**Stored data:**
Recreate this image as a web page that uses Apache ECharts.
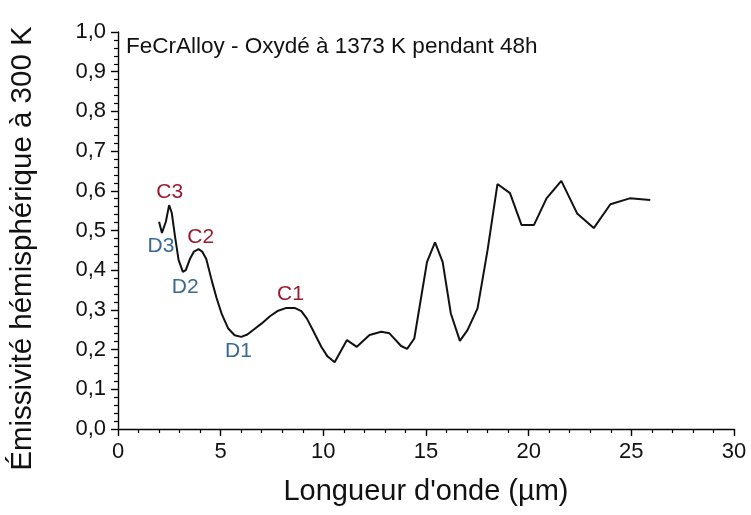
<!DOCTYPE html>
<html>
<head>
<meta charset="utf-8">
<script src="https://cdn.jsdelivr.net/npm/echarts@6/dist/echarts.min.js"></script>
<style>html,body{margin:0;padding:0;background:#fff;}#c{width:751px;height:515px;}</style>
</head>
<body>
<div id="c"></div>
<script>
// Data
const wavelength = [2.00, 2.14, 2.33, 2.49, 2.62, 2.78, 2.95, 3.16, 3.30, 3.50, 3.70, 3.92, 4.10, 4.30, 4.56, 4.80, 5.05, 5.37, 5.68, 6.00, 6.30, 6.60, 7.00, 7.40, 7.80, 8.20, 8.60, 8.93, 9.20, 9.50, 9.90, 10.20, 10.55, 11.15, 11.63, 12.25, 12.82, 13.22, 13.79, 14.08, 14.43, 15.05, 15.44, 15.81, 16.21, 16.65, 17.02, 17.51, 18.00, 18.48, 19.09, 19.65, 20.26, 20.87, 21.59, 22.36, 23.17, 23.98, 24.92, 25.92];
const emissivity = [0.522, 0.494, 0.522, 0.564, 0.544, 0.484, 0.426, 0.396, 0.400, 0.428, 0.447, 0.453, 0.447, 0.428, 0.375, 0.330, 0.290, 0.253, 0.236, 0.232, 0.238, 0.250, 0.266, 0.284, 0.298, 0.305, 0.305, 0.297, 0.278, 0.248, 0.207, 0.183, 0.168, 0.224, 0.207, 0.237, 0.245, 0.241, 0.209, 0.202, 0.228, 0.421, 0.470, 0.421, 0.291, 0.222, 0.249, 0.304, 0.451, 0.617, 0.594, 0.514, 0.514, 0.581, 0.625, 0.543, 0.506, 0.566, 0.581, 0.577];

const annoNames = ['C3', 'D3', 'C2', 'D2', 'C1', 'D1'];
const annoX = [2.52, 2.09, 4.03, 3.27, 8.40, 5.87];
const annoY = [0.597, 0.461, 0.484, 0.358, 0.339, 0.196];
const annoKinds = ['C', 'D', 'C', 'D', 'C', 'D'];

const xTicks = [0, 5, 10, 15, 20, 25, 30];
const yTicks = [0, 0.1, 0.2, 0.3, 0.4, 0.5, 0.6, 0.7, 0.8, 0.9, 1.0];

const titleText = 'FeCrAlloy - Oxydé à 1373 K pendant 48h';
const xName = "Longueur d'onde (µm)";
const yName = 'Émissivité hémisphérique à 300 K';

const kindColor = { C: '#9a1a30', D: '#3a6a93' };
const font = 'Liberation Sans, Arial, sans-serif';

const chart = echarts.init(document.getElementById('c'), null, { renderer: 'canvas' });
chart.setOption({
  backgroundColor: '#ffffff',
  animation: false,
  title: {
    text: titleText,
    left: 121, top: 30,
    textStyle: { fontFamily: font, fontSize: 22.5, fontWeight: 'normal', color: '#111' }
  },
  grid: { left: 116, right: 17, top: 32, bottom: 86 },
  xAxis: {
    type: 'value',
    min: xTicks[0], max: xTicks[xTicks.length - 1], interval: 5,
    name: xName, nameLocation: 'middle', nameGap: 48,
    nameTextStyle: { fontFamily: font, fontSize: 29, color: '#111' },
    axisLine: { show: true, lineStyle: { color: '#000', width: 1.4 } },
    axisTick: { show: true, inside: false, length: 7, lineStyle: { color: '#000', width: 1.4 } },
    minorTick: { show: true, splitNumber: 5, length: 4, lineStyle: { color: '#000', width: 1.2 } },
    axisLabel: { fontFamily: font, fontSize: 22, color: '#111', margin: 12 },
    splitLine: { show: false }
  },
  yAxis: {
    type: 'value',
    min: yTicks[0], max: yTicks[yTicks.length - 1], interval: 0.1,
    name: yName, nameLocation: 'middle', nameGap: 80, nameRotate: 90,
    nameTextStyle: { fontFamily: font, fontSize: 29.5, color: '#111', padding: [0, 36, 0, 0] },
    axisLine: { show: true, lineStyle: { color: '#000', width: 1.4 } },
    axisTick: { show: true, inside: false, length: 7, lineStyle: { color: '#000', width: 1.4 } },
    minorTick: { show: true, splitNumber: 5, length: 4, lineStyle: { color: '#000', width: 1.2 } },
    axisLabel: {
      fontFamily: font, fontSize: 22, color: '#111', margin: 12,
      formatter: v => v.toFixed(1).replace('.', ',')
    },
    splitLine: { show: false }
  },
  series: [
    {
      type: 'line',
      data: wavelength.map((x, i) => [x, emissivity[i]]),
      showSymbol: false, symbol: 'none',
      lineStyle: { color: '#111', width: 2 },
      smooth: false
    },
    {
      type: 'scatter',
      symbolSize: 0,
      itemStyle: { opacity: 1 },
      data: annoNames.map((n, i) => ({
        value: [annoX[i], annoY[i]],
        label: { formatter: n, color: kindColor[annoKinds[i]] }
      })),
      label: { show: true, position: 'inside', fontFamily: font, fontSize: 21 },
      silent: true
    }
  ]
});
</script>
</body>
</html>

**What you need to do:** Return, unchanged, the lines from the first line of the material through the line that holds "0.566, 0.581, 0.577];", inclusive, omitting pictures.

**Solution for this problem:**
Recreate this image as a web page that uses Apache ECharts.
<!DOCTYPE html>
<html>
<head>
<meta charset="utf-8">
<script src="https://cdn.jsdelivr.net/npm/echarts@6/dist/echarts.min.js"></script>
<style>html,body{margin:0;padding:0;background:#fff;}#c{width:751px;height:515px;}</style>
</head>
<body>
<div id="c"></div>
<script>
// Data
const wavelength = [2.00, 2.14, 2.33, 2.49, 2.62, 2.78, 2.95, 3.16, 3.30, 3.50, 3.70, 3.92, 4.10, 4.30, 4.56, 4.80, 5.05, 5.37, 5.68, 6.00, 6.30, 6.60, 7.00, 7.40, 7.80, 8.20, 8.60, 8.93, 9.20, 9.50, 9.90, 10.20, 10.55, 11.15, 11.63, 12.25, 12.82, 13.22, 13.79, 14.08, 14.43, 15.05, 15.44, 15.81, 16.21, 16.65, 17.02, 17.51, 18.00, 18.48, 19.09, 19.65, 20.26, 20.87, 21.59, 22.36, 23.17, 23.98, 24.92, 25.92];
const emissivity = [0.522, 0.494, 0.522, 0.564, 0.544, 0.484, 0.426, 0.396, 0.400, 0.428, 0.447, 0.453, 0.447, 0.428, 0.375, 0.330, 0.290, 0.253, 0.236, 0.232, 0.238, 0.250, 0.266, 0.284, 0.298, 0.305, 0.305, 0.297, 0.278, 0.248, 0.207, 0.183, 0.168, 0.224, 0.207, 0.237, 0.245, 0.241, 0.209, 0.202, 0.228, 0.421, 0.470, 0.421, 0.291, 0.222, 0.249, 0.304, 0.451, 0.617, 0.594, 0.514, 0.514, 0.581, 0.625, 0.543, 0.506, 0.566, 0.581, 0.577];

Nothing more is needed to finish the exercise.